The third quarter’s earnings report reflects not only Berkshire’s unique strategy but also the broader economic context. Operating earnings fell to $10.1 billion, down 6% year-over-year, which was somewhat below market expectations. The decline was primarily tied to challenges in the insurance sector, illustrating that even profound investors like Buffett are not immune to external economic pressures.
Despite this, Berkshire Hathaway’s shares have risen impressively by 25% this year, outperforming the S&P 500, which recorded a year-to-date increase of 20.1%. This could imply that Buffett’s unwavering commitment to his investment strategy, even amidst economic pressures, has resonated well with investors.

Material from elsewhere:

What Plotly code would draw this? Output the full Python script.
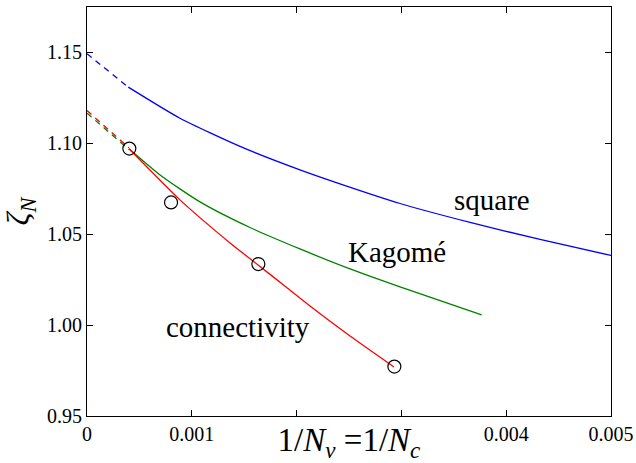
import plotly.graph_objects as go

# Square lattice
sq_x = [0.000394, 0.000887, 0.001460, 0.002032, 0.002414, 0.002987, 0.003655, 0.004323, 0.005]
sq_y = [1.1309, 1.1138, 1.0983, 1.0854, 1.0777, 1.0669, 1.0565, 1.0471, 1.0383]
sq_ext_x = [0.0, 0.000394]
sq_ext_y = [1.1493, 1.1309]

# Kagome lattice
kg_x = [0.000401, 0.000697, 0.001078, 0.001555, 0.002032, 0.002510, 0.002987, 0.003766]
kg_y = [1.0970, 1.0826, 1.0678, 1.0537, 1.0419, 1.0309, 1.0210, 1.0056]
kg_ext_x = [0.0, 0.000401]
kg_ext_y = [1.1166, 1.0965]

# Connectivity
cn_x = [0.000401, 0.000887, 0.001365, 0.001632, 0.001899, 0.002128, 0.002510, 0.002929]
cn_y = [1.0970, 1.0689, 1.0452, 1.0331, 1.0210, 1.0105, 0.9940, 0.9770]
cn_ext_x = [0.0, 0.000401]
cn_ext_y = [1.1180, 1.0975]

# Data points
pt_x = [0.000404, 0.000802, 0.001635, 0.002933]
pt_y = [1.0971, 1.0675, 1.0336, 0.9772]

x_ticks = [0, 0.001, 0.002, 0.003, 0.004, 0.005]
x_ticklabels = ["0", "0.001", "", "", "0.004", "0.005"]
y_ticks = [0.95, 1.00, 1.05, 1.10, 1.15]
y_ticklabels = ["0.95", "1.00", "1.05", "1.10", "1.15"]

FONT = "Liberation Serif, Times New Roman, Times, serif"
lw = 1.3

fig = go.Figure()
for ex, ey, cx, cy, col in [
    (sq_ext_x, sq_ext_y, sq_x, sq_y, "#0000ff"),
    (kg_ext_x, kg_ext_y, kg_x, kg_y, "#008000"),
    (cn_ext_x, cn_ext_y, cn_x, cn_y, "#ff0000"),
]:
    fig.add_trace(go.Scatter(x=ex, y=ey, mode="lines",
                             line=dict(color=col, width=lw, dash="6px,5px"),
                             showlegend=False, hoverinfo="skip"))
    fig.add_trace(go.Scatter(x=cx, y=cy, mode="lines",
                             line=dict(color=col, width=lw, shape="spline", smoothing=0.6),
                             showlegend=False))

fig.add_trace(go.Scatter(x=pt_x, y=pt_y, mode="markers",
                         marker=dict(symbol="circle-open", size=13, color="black",
                                     line=dict(width=1.2, color="black")),
                         showlegend=False))

ann_font = dict(family=FONT, size=29, color="black")
fig.add_annotation(x=0.003865, y=1.0689, text="square", showarrow=False, font=ann_font)
fig.add_annotation(x=0.002958, y=1.0402, text="Kagomé", showarrow=False, font=ann_font)
fig.add_annotation(x=0.001441, y=0.9990, text="connectivity", showarrow=False, font=ann_font)

fig.update_layout(
    width=636, height=463,
    margin=dict(l=87, r=25, t=7, b=47),
    paper_bgcolor="white", plot_bgcolor="white",
    font=dict(family=FONT, color="black"),
)
fig.update_xaxes(
    range=[0, 0.005], tickvals=x_ticks, ticktext=x_ticklabels,
    ticks="inside", ticklen=6, tickcolor="black", tickwidth=1,
    showline=True, linecolor="black", linewidth=1, mirror="ticks",
    showgrid=False, zeroline=False, automargin=False,
    tickfont=dict(family=FONT, size=20),
    title=dict(text="1/<i>N</i><sub><i>v</i></sub> =1/<i>N</i><sub><i>c</i></sub>",
               font=dict(family=FONT, size=33), standoff=6),
)
fig.update_yaxes(
    range=[0.95, 1.175], tickvals=y_ticks, ticktext=y_ticklabels,
    ticks="inside", ticklen=6, tickcolor="black", tickwidth=1,
    showline=True, linecolor="black", linewidth=1, mirror="ticks",
    showgrid=False, zeroline=False, automargin=False,
    tickfont=dict(family=FONT, size=20),
    title=dict(text="<i>ζ</i><sub><i>N</i></sub>", font=dict(family=FONT, size=32), standoff=7),
)

fig.write_html("out.html", config={"displayModeBar": False},
               post_script="document.body.style.margin='0';")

As the Federal Reserve navigates interest rates amid inflation concerns, renowned investors like Paul Tudor Jones express growing anxiety over fiscal deficits. This backdrop likely influences Buffett’s decision-making process. His belief that capital gains tax rates could increase in response to deficits aligns with the idea of a more thoughtful repositioning of asset allocations. By releasing some equity holdings, Buffett may be anticipating these changes, opting to secure profits now rather than weather potential future losses.
Berkshire Hathaway’s current cash-rich status illustrates a calculated approach by Warren Buffett. Balancing strategic divestitures with the absence of buybacks reflects his agility in navigating the complexities of the market. By nurturing a conservative posture during a period of economic uncertainty, Buffett prepares Berkshire for future growth while maintaining a fortress of liquidity that can be an invaluable asset in the face of turbulent market conditions.